**Information shown:**
* begin *

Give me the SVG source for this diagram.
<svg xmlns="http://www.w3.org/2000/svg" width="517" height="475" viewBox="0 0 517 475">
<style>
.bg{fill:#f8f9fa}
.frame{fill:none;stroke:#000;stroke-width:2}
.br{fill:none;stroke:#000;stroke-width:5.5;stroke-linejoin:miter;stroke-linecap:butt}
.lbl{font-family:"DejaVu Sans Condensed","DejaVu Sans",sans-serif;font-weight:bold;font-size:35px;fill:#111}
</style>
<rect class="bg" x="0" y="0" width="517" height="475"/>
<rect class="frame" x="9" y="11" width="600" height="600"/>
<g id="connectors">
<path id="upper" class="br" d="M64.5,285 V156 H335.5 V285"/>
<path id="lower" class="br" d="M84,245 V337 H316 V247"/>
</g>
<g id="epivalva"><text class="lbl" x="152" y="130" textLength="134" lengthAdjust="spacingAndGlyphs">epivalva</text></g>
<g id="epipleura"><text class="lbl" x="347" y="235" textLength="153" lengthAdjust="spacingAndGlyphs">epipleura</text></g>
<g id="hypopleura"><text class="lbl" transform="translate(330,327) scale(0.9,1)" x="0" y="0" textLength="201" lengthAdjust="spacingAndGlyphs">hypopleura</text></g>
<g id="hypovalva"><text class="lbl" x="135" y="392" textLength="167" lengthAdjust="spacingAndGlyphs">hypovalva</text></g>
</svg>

* end *
* begin *

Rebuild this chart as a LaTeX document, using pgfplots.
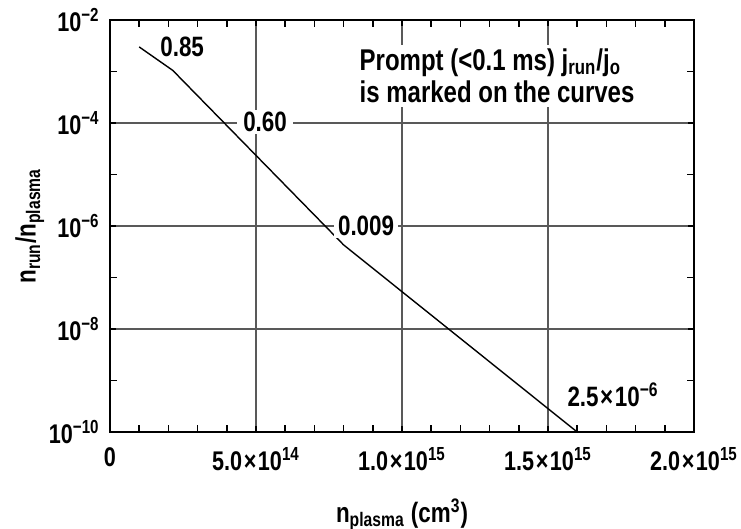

* end *

**The request:** Locate the word "this" in the records above, and return each line that has it.

**Exercise result:**
Give me the SVG source for this diagram.
Rebuild this chart as a LaTeX document, using pgfplots.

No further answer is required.